Don't forget that when you integrate a function you have a constant term in the result which in this case is determined by the physical situation. i suspect that in the case of acceleration, when itegrated this contains a constant term which is dependent on the initial velocity and therefore frame dependent. That is a rough description from a non mathematician. Perhaps someone could put it more exactly.i think your problem lies along those lines.

Matheinste
 
  • #22
granpa said:
rapidity is an angle not a point on the circle.
[nitpick]You mean "point on the hyperboloid"[/nitpick]

By the way, the concept of four-velocity itself can be problematic, since it doesn't really work for light (no proper time so no derivative wrt proper time). However, the four-momentum is well-defined for light. Also, four-velocities are not additive but four-momenta are. When at all possible it is better to work with four-momenta rather than four-velocities since it seems more fundamental and more general. For massive particles then the four-velocity is simply p/|p| where p is the four-momentum and |p| is the rest mass. Essentially it is the unit-four-vector in the "direction" of the four-momentum.
 
  • #23
but, but, but... four momentum is four velocity times the rest mass which is constant.

:confused:
 
  • #24
so what is the velocity addition law for proper velocity?
 
  • #25
http://Newton.umsl.edu/~run/traveler.html

, if one adds proper velocities w' = gamma' v' and w = gamma v to get relative proper velocity w'', one finds simply that the coordinate velocity factors add while the gamma-factors multiply,

w''=(gamma'*gamma)(v'+v)
 
  • #26
granpa said:
but, but, but... four momentum is four velocity times the rest mass which is constant.

:confused:
Yes, you are correct. We are saying the same thing. It might help to write the expressions. I said:
v = p/|p|

And you said:
p = |p| v

Which are mathematically equivalent.
 
  • #27
So if I understand this correctly...

Suppose there are two balls and a compressed spring between them, each with a rest mass of m_0. The four-momenta are

&lt;m_0 c, 0, 0, 0&gt; \\ &lt;m_0 c, 0, 0, 0&gt; \\ &lt;m_0 c, 0, 0, 0&gt;.

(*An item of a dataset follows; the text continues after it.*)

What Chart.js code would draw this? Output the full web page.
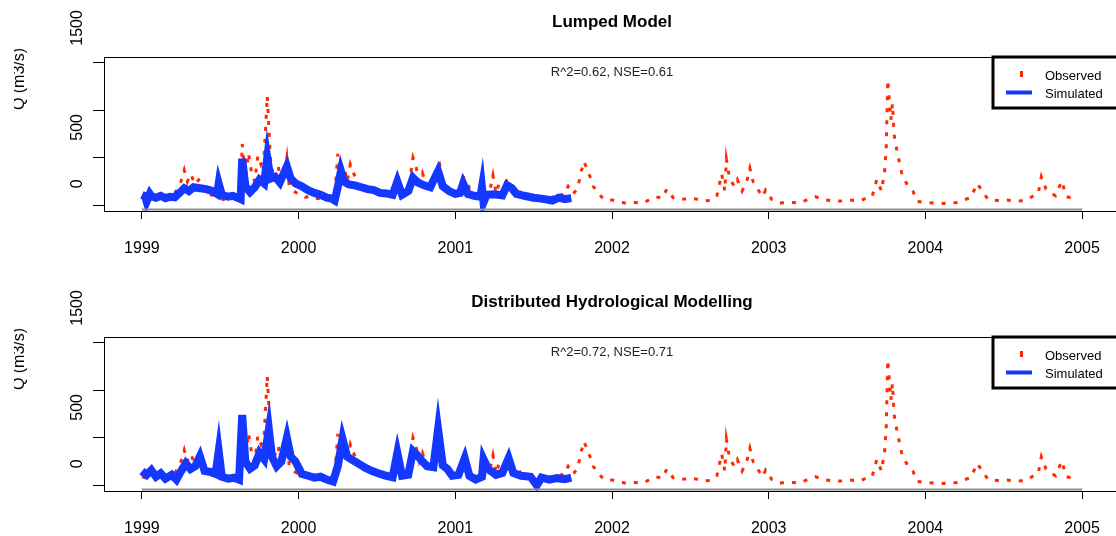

After the spring is released, the balls fly off in opposite directions each with speed v. Since four-momentum is conserved, we now have

&lt;m_0 c \gamma, -m_0 v \gamma, 0, 0&gt; \\ &lt;m_0 c (3-2\gamma), 0, 0, 0&gt; \\ &lt;m_0 c \gamma, m_0 v \gamma, 0, 0&gt; where \gamma = (1-v^2/c^2)^{-1/2}

and the spring now weighs m_0 g (3-2 \gamma) instead of m_0 g.

Is this correct?
 
  • #28
Yes, a compressed spring has slightly less mass than an uncompressed one.
 
  • #29
DaleSpam said:
granpa said:
but, but, but... four momentum is four velocity times the rest mass which is constant.

:confused:
Yes, you are correct. We are saying the same thing. It might help to write the expressions. I said:
v = p/|p|

And you said:
p = |p| v

Which are mathematically equivalent.
but you said 'four-velocities are not additive but four-momenta are'.
 
  • #30
granpa said:
but you said 'four-velocities are not additive but four-momenta are'.
That is correct. The expression x/|x| describes the unit vector in the direction of x. So v = p/|p| means that v is the unit vector in the direction of p. Unit vectors are never additive because the sum of two unit vectors is not in general a unit vector.